As Reuben's universe tumbles, everything he has come to count on turns to dust. His long-suffering wife Donna (Susan Coyne) packs his bags after finding an intimate exchange of letters from family friend, and mistress, Sarah (Sarah Orenstein), wife of buddy Paul (Richard Waugh). Paul visits Reuben predicting his friend's catastrophe, but, with a device better left to masters like Dickens, is actually a visit from the dead. Paul had died in a plane crash several months earlier while on his way to Vancouver to make a new life for himself ... sans wife Sarah. If this sounds confusing, the audience has an equally tough time figuring the multiplicity of characters and their relationships, and the leapfrogging decades.
The destruction continues with Reuben's firing on grounds he is "tough to deal with," and his exposure as an embezzler. He is summoned to Miami to deal with the death of a brother, while another brother Phil (Diego Matamoros) is a teacher in lust with young student Liz (Leah Salomaa), for whom he leaves his wife of twenty years. Phew!

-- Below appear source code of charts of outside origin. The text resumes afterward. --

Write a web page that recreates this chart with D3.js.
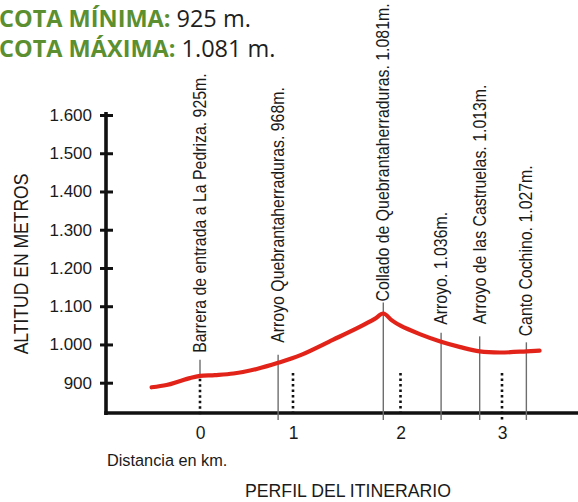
<!DOCTYPE html>
<html>
<head>
<meta charset="utf-8">
<script src="https://cdn.jsdelivr.net/npm/d3@7"></script>
<style>
  html, body { margin: 0; padding: 0; background: #fff; }
  svg { display: block; }
</style>
</head>
<body>
<script>
// Elevation profile of the route: distance (km) and altitude (m)
const profileKm   = [-0.52, -0.36, -0.22, -0.11, 0, 0.16, 0.36, 0.61, 0.84, 1.07, 1.37, 1.62, 1.76, 1.84, 1.92, 2.0, 2.19, 2.4, 2.59, 2.78, 2.98, 3.24, 3.37];
const profileElev = [888, 894, 904, 912, 918, 920, 924, 936, 952, 972, 1012, 1046, 1067, 1081, 1063, 1049, 1027, 1007, 993, 982, 979, 982, 984];

// Landmarks along the way
const stationNames = [
  "Barrera de entrada a La Pedriza.",
  "Arroyo Quebrantaherraduras.",
  "Collado de Quebrantaherraduras.",
  "Arroyo.",
  "Arroyo de las Castruelas.",
  "Canto Cochino."
];
const stationKm   = [0, 0.84, 1.84, 2.4, 2.78, 3.24];
const stationElev = [925, 968, 1081, 1036, 1013, 1027];

// Axis ticks
const yTicks = [900, 1000, 1100, 1200, 1300, 1400, 1500, 1600];
const xTicks = [0, 1, 2, 3];

// Text
const titleLabels = ["COTA MÍNIMA:", "COTA MÁXIMA:"];
const yTitle = "ALTITUD EN METROS";
const xTitle = "Distancia en km.";
const caption = "PERFIL DEL ITINERARIO";

// ---- layout ----
const W = 578, H = 502;
const axisX = 106, baseY = 413;
// how far above the curve each label starts, and the gap between label and its stem
const labelLift = [23, 20, 12, 17, 27, 15];
const stemGap   = [7, 12, 1, 8, 12, 6];
const squeeze = 0.835;   // horizontal compression for the narrow lettering

const plain = "'Liberation Sans', Arial, sans-serif";

const es = d3.formatLocale({ decimal: ",", thousands: ".", grouping: [3], currency: ["", "€"] });
const fmt = es.format(",d");

// the hand-drawn kilometre marks are not evenly spaced
const x = d3.scaleLinear().domain([0, 1, 2, 3]).range([200, 293, 400.5, 502]);
const y = d3.scaleLinear().domain([900, 1600]).range([382.7, 115]);

const svg = d3.select("body").append("svg")
  .attr("width", W).attr("height", H)
  .attr("viewBox", `0 0 ${W} ${H}`);
svg.append("rect").attr("width", W).attr("height", H).attr("fill", "#fff");

// elevation on the profile at a given distance
function elevAt(km) {
  const i = d3.bisectLeft(profileKm, km);
  if (i <= 0) return profileElev[0];
  if (i >= profileKm.length) return profileElev[profileElev.length - 1];
  const t = (km - profileKm[i - 1]) / (profileKm[i] - profileKm[i - 1]);
  return profileElev[i - 1] + t * (profileElev[i] - profileElev[i - 1]);
}

// ---- header ----
const minElev = d3.min(stationElev), maxElev = d3.max(stationElev);
const titleValues = [fmt(minElev) + " m.", fmt(maxElev) + " m."];
const header = svg.append("g");
titleLabels.forEach((lab, i) => {
  const t = header.append("text")
    .attr("x", -1).attr("y", 27 + i * 30)
    .attr("font-family", "'Open Sans', 'Noto Sans', sans-serif")
    .attr("font-size", 23.5);
  t.append("tspan").attr("font-weight", 700).attr("fill", "#5b8f2f").text(lab);
  t.append("tspan").attr("fill", "#1e1e1e").attr("dx", 6).text(titleValues[i]);
});

// ---- y axis ----
const gy = svg.append("g").attr("transform", `translate(${axisX},0)`)
  .call(d3.axisLeft(y).tickValues(yTicks).tickFormat(fmt).tickSize(6).tickPadding(8));
gy.select(".domain").remove();
gy.selectAll(".tick line")
  .attr("x1", 7).attr("x2", -6)
  .attr("stroke", "#111").attr("stroke-width", 3);
gy.selectAll(".tick text")
  .attr("font-family", plain).attr("font-size", 17)
  .attr("fill", "#1a1a1a");
svg.append("line")
  .attr("x1", axisX).attr("x2", axisX)
  .attr("y1", y(1600) - 3).attr("y2", baseY + 2)
  .attr("stroke", "#111").attr("stroke-width", 3.6);

svg.append("text")
  .attr("transform", `translate(28,264) rotate(-90) scale(${squeeze},1)`)
  .attr("text-anchor", "middle")
  .attr("font-family", plain).attr("font-size", 21)
  .attr("fill", "#1a1a1a")
  .text(yTitle);

// ---- x axis ----
svg.append("line")
  .attr("x1", axisX - 1.8).attr("x2", W)
  .attr("y1", baseY).attr("y2", baseY)
  .attr("stroke", "#111").attr("stroke-width", 3.6);

const gx = svg.append("g").attr("transform", `translate(0,${baseY})`)
  .call(d3.axisBottom(x).tickValues(xTicks).tickFormat(d3.format("d")).tickSize(0).tickPadding(14));
gx.select(".domain").remove();
gx.selectAll(".tick text")
  .attr("font-family", plain).attr("font-size", 17.5)
  .attr("fill", "#1a1a1a");

// dotted kilometre markers
svg.append("g").selectAll("line").data(xTicks).join("line")
  .attr("x1", d => x(d)).attr("x2", d => x(d))
  .attr("y1", d => Math.max(373, y(elevAt(d)) + 3))
  .attr("y2", (d, i) => i === xTicks.length - 1 ? baseY + 8 : baseY + 4)
  .attr("stroke", "#111").attr("stroke-width", 2.6)
  .attr("stroke-dasharray", "2.5,3");

svg.append("text")
  .attr("x", 107).attr("y", 466)
  .attr("font-family", plain).attr("font-size", 16.3)
  .attr("fill", "#1a1a1a")
  .text(xTitle);

svg.append("text")
  .attr("x", 348).attr("y", 497)
  .attr("text-anchor", "middle")
  .attr("font-family", plain).attr("font-size", 17.7)
  .attr("fill", "#1a1a1a")
  .text(caption);

// ---- landmarks ----
const stations = stationKm.map((km, i) => ({
  km, name: stationNames[i], elev: stationElev[i],
  curveY: y(elevAt(km)), lift: labelLift[i], gap: stemGap[i]
}));

const gs = svg.append("g");
gs.selectAll("line").data(stations).join("line")
  .attr("x1", d => x(d.km)).attr("x2", d => x(d.km))
  .attr("y1", d => d.curveY - d.lift + d.gap)
  .attr("y2", d => d.km === 0 ? d.curveY : baseY + 7)
  .attr("stroke", "#6e6e6e").attr("stroke-width", 1.4);

gs.selectAll("text").data(stations).join("text")
  .attr("transform", d => `translate(${x(d.km) + 6},${d.curveY - d.lift}) rotate(-90) scale(${squeeze},1)`)
  .attr("font-family", plain).attr("font-size", 19)
  .attr("fill", "#1a1a1a")
  .text(d => `${d.name} ${fmt(d.elev)}m.`);

// ---- profile ----
const line = d3.line()
  .x((d, i) => x(profileKm[i]))
  .y(d => y(d))
  .curve(d3.curveCatmullRom.alpha(0.5));

svg.append("path")
  .attr("d", line(profileElev))
  .attr("fill", "none")
  .attr("stroke", "#e2231a")
  .attr("stroke-width", 4.2)
  .attr("stroke-linecap", "round")
  .attr("stroke-linejoin", "round");
</script>
</body>
</html>
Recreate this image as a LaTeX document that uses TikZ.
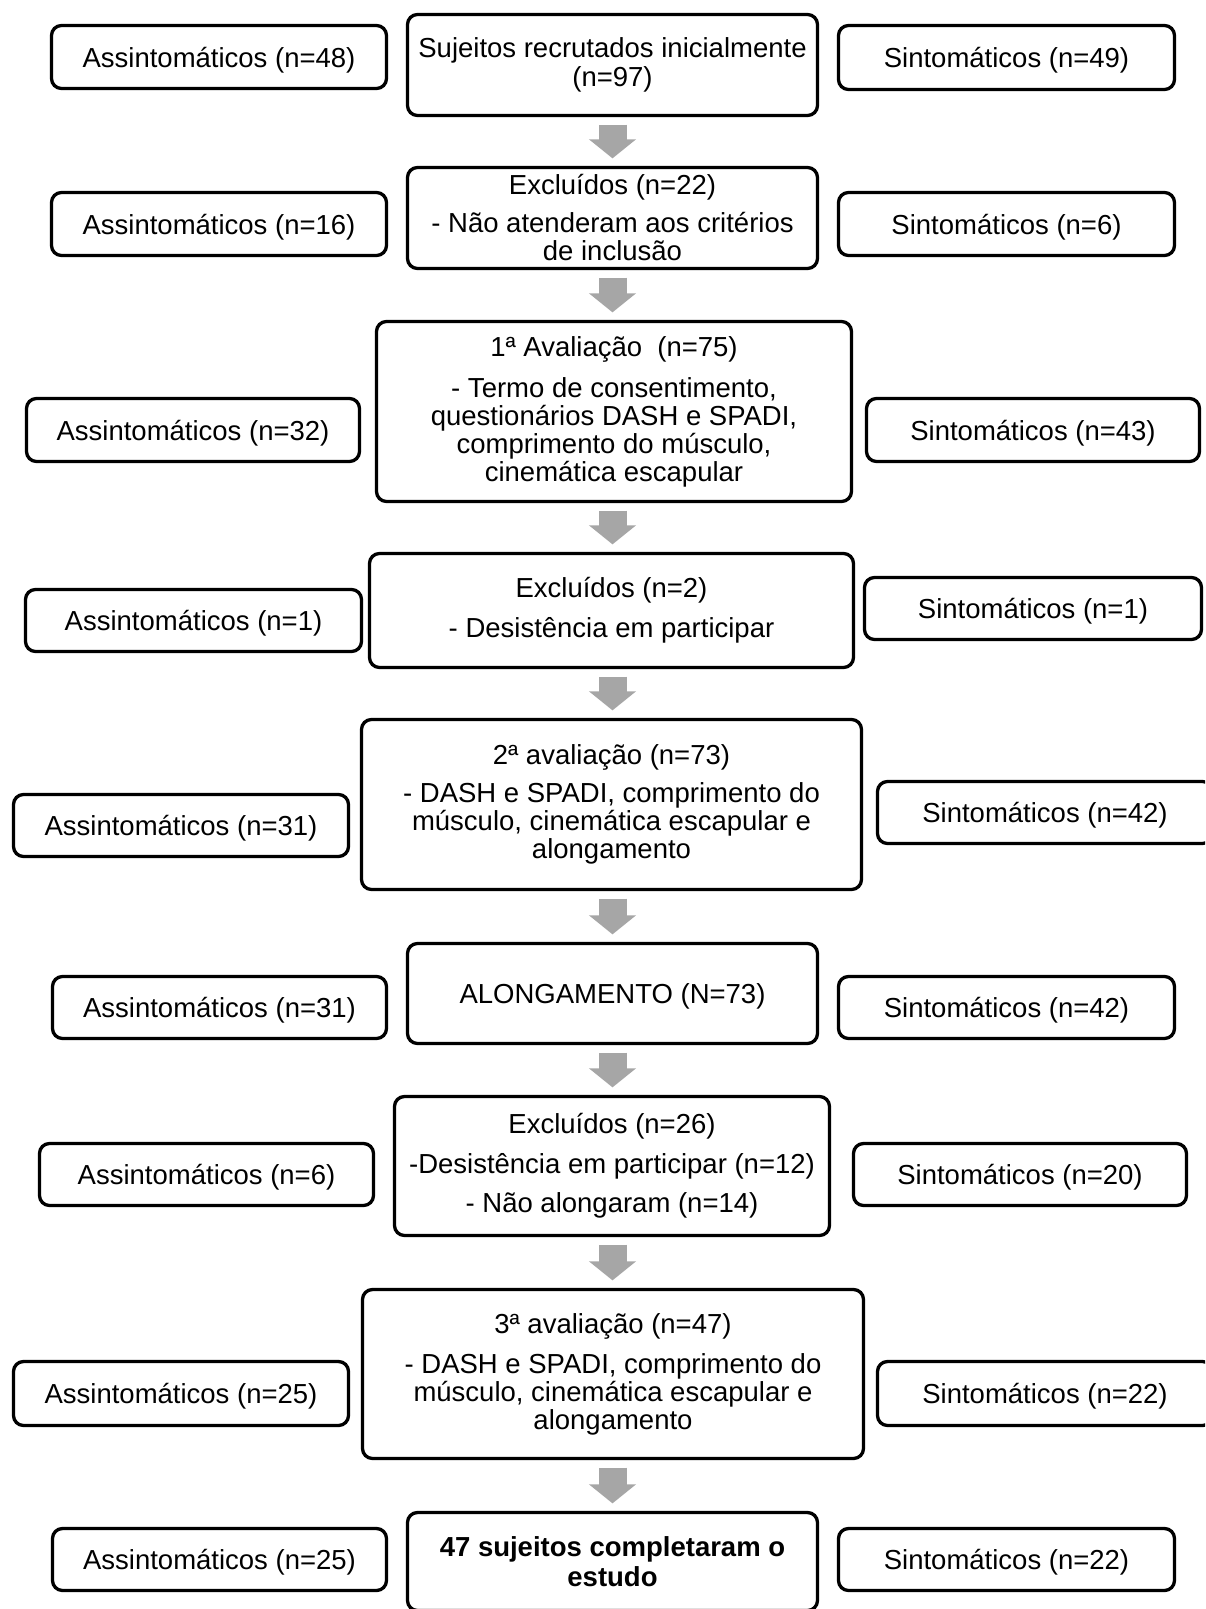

The interesting, and minimalist, two-level set (Dany Lyne) supports Reuben's view of his world, both conscious and subconscious, while a large and versatile box is transformed into cars, dining tables, and other devices for him to ponder his sorry existence. Through the tough breaks, Sherman forces us to answer questions about our own existence, especially in today's instant-gratification world. How could we put our lives back together in today's spiritually brutal and uncaring environment?
Prinsloo gets performances from his cast, but, while there are heaps of talent on the stage, they all seem rather detached from each other. Peter Hutt made an electrifying Tarragon debut in 1996 in Jason Sherman's The Retreat, but Patience has him just going through the motions, flat and obnoxious. Sure, there are moments of fire and brimstone, but does he make us care? Shaw Festival buddy Orenstein also has fine moments as the widow-mistress et al, while always-reliable Stratford veteran Coyne delivers the punches when necessary. Matamoros is the real disappointment here, playing two main characters as though they were one: brother and business partner were indistinguishable except for their names. Waugh has some of the lighter comedy in several roles.
Sherman tries many tricks in telling the tale of Reuben, and while flashes of brilliance and insight are there, Patience is rather underpowered and filled with characters we wouldn't want to know and ultimately don't care about.